WHAT YOU HAVE TO DO: Beginning with the first line, set down every line through the one containing "from bokeh.resources import INLINE", exactly as it appears, but not the pictures.

————

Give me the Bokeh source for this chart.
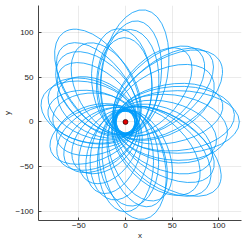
import numpy as np
from bokeh.plotting import figure
from bokeh.models import Range1d, FixedTicker
from bokeh.embed import file_html
from bokeh.resources import INLINE

# Each loop of the orbit: direction of apoapsis (deg), apoapsis distance, periapsis distance
loop_angle_deg = [80, 83, 87, 95, 91,
                  124, 129, 134, 119, 140,
                  165, 158, 171, 177, 152,
                  -158, -150, -143, -165, -136,
                  -122, -110, -100,
                  -79, -73, -85, -67, -90,
                  -36, -40, -31, -25, -45,
                  0, 4, -7, 11, -14,
                  34, 39, 44, 28, 50]
loop_apo = [124, 111, 101, 102, 92,
            118, 106, 98, 96, 90,
            93, 88, 84, 78, 80,
            86, 82, 78, 76, 72,
            76, 82, 86,
            108, 96, 92, 92, 98,
            122, 113, 108, 101, 104,
            122, 117, 110, 106, 100,
            121, 116, 110, 105, 100]
loop_peri = [11, 10, 12, 11, 10,
             11, 10, 12, 11, 10,
             12, 11, 10, 12, 11,
             10, 12, 11, 10, 12,
             11, 10, 12,
             11, 10, 12, 11, 10,
             11, 12, 10, 11, 12,
             10, 11, 12, 10, 11,
             12, 10, 11, 12, 10]

body_x = [0]
body_y = [0]

x_ticks = [-50, 0, 50, 100]
y_ticks = [-100, -50, 0, 50, 100]

th = np.radians(loop_angle_deg)
ra = np.array(loop_apo, dtype=float)
rp = np.array(loop_peri, dtype=float)
a = (ra + rp) / 2
c = (ra - rp) / 2
b = np.sqrt(ra * rp)

p = figure(width=242, height=242, output_backend="svg", toolbar_location=None,
           x_range=Range1d(-93.2, 124.3), y_range=Range1d(-110.0, 130.0),
           min_border_left=36, min_border_right=1, min_border_top=5, min_border_bottom=0)
p.outline_line_color = None
p.background_fill_color = "white"
p.border_fill_color = "white"

p.ellipse(x=c * np.cos(th), y=c * np.sin(th), width=2 * a, height=2 * b, angle=th,
          fill_color=None, line_color="#009AFA", line_width=0.8)
p.scatter(body_x, body_y, size=5, fill_color="#E00000", line_color="black", line_width=0.6)

p.xaxis.ticker = FixedTicker(ticks=x_ticks)
p.yaxis.ticker = FixedTicker(ticks=y_ticks)
p.xaxis.axis_label = "x"
p.yaxis.axis_label = "y"
for ax in (p.xaxis, p.yaxis):
    ax.axis_line_color = "#444444"
    ax.axis_line_width = 1
    ax.major_tick_in = 3
    ax.major_tick_out = 0
    ax.major_tick_line_color = "#444444"
    ax.minor_tick_line_color = None
    ax.major_label_text_font = "Liberation Sans"
    ax.major_label_text_font_size = "8px"
    ax.major_label_text_color = "#222222"
    ax.axis_label_text_font = "Liberation Sans"
    ax.axis_label_text_font_size = "8px"
    ax.axis_label_text_font_style = "normal"
    ax.axis_label_text_color = "#222222"
    ax.axis_label_standoff = 0
p.xaxis.major_label_standoff = 2
p.yaxis.major_label_standoff = 5
p.yaxis.major_label_orientation = "horizontal"
p.grid.grid_line_color = "black"
p.grid.grid_line_alpha = 0.08
p.grid.grid_line_width = 1

open("out.html", "w").write(file_html(p, INLINE))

————

FINISHED TASK:
Give me the Bokeh source for this chart.
import numpy as np
from bokeh.plotting import figure
from bokeh.models import Range1d, FixedTicker
from bokeh.embed import file_html
from bokeh.resources import INLINE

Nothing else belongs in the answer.